Minerva and Heurtebise

They wander through more surreal scenes; a woman reads a mystery book not to be published for 70 years, accompanied by another half-man, half-animal, a dog who she commands with a whistle. The Poet and Cégeste enter a tomb in Villefranche, where they pass a double of the Poet, or possibly the Poet himself, whom he cannot kill because ‘there will be no one else who will die in your place’. They meet ‘the Key of Dreams’, Pelopennese; a pair of ‘intellectuals in love’; the statue of celebrity, who feeds on autographs and spits out poems and songs.

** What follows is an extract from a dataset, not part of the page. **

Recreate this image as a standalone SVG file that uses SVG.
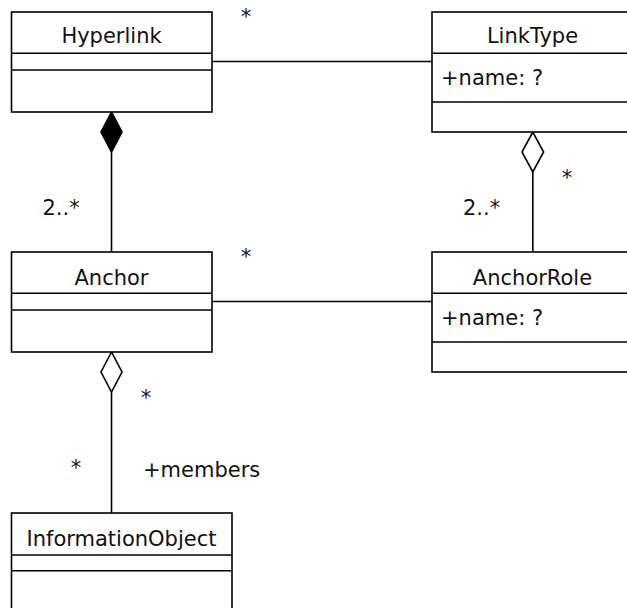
<svg xmlns="http://www.w3.org/2000/svg" width="627" height="608" viewBox="0 0 627 608">
<style>
.box{fill:#fff;stroke:#000;stroke-width:1.6}
.sep{stroke:#000;stroke-width:1.6}
.ln{stroke:#000;stroke-width:1.6;fill:none}
text{font-family:"DejaVu Sans","Liberation Sans",sans-serif;font-size:21px;fill:#111}
.c{text-anchor:middle}
</style>
<rect width="627" height="608" fill="#fff"/>
<g id="connectors">
<line class="ln" x1="212" y1="61.5" x2="432" y2="61.5"/>
<line class="ln" x1="212" y1="301.5" x2="432" y2="301.5"/>
<polygon points="111.5,112 101,132 111.5,152 122,132" fill="#000" stroke="#000" stroke-width="1.6"/>
<line class="ln" x1="111.5" y1="152" x2="111.5" y2="252"/>
<polygon points="532.8,132 522,152 532.8,172 543.6,152" fill="#fff" stroke="#000" stroke-width="1.6"/>
<line class="ln" x1="532.8" y1="172" x2="532.8" y2="252"/>
<polygon points="111.5,352 101,372 111.5,392 122,372" fill="#fff" stroke="#000" stroke-width="1.6"/>
<line class="ln" x1="111.5" y1="392" x2="111.5" y2="513"/>
<text class="c" x="246" y="23.5">*</text>
<text x="42.5" y="215">2..*</text>
<text x="463" y="215">2..*</text>
<text class="c" x="567" y="185">*</text>
<text class="c" x="246" y="263.5">*</text>
<text class="c" x="146" y="405">*</text>
<text class="c" x="76" y="475">*</text>
<text x="143" y="476.5">+members</text>
</g>
<g id="Hyperlink">
<rect class="box" x="11.5" y="12" width="200.5" height="100"/>
<line class="sep" x1="11.5" y1="53.3" x2="212" y2="53.3"/>
<line class="sep" x1="11.5" y1="70" x2="212" y2="70"/>
<text class="c" x="111.5" y="43">Hyperlink</text>
</g>
<g id="LinkType">
<rect class="box" x="432" y="12" width="210" height="120"/>
<line class="sep" x1="432" y1="53.3" x2="642" y2="53.3"/>
<line class="sep" x1="432" y1="102" x2="642" y2="102"/>
<text class="c" x="532.5" y="43">LinkType</text>
<text x="441" y="85">+name: ?</text>
</g>
<g id="Anchor">
<rect class="box" x="11.5" y="252" width="200.5" height="100"/>
<line class="sep" x1="11.5" y1="293.3" x2="212" y2="293.3"/>
<line class="sep" x1="11.5" y1="310" x2="212" y2="310"/>
<text class="c" x="111.5" y="284.5">Anchor</text>
</g>
<g id="AnchorRole">
<rect class="box" x="432" y="252" width="210" height="120"/>
<line class="sep" x1="432" y1="293.3" x2="642" y2="293.3"/>
<line class="sep" x1="432" y1="342" x2="642" y2="342"/>
<text class="c" x="532.5" y="284.5">AnchorRole</text>
<text x="441" y="325">+name: ?</text>
</g>
<g id="InformationObject">
<rect class="box" x="11.5" y="513" width="220.5" height="110"/>
<line class="sep" x1="11.5" y1="555" x2="232" y2="555"/>
<line class="sep" x1="11.5" y1="570.7" x2="232" y2="570.7"/>
<text class="c" x="121.5" y="545.5">InformationObject</text>
</g>
</svg>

They reach a point where Cégeste must leave, and the Poet approaches the Court Usher (Yul Brenner), who guides him to an antechamber, where a mysterious masked figure awaits him. Stabbed through the chest, the Poet is then surrounded by various figures, from to Pablo Picasso, before he is lifted by two horse-men and taken away as the film becomes colorized for a moment, leaving behind a pool of red blood and a pink flower. His body is laid on a bier, joined by all of the figures he had passed by before in the camp as he rises from the dead, claiming ‘only poets pretend to die’, and walking away in that arrhythmic sleepwalk, leaving his flower behind in the dust.test 6

Speaking of experimental directors who love long, unedited shots, I cannot say for certain if David Lynch ever saw a Cocteau film, or even this one, but I must think that he has because there are striking similarities between Testament of Orpheus, and Cocteau’s surrealism in general, and Twin Peaks, specifically the Black Lodge. I won’t go into spoiler territory, but there are numerable parallels: doppelgangers; the way some characters speak, with the actor’s lines being read backwards then played forwards so it has an odd cadence; the atmosphere being one outside of time, where strange things happen that resonate with aspects of reality; everything might or might not be the product of a dream. The resemblance is strong, and reinforces the notion that art engenders itself; artists influence one another, and create or destroy appropriately.

This film is one of those that engenders more thought than answers. I won’t pretend that all my questions were answered, or even that I’m asking the right questions. As bizarre as the journey was, I thoroughly enjoyed the ride.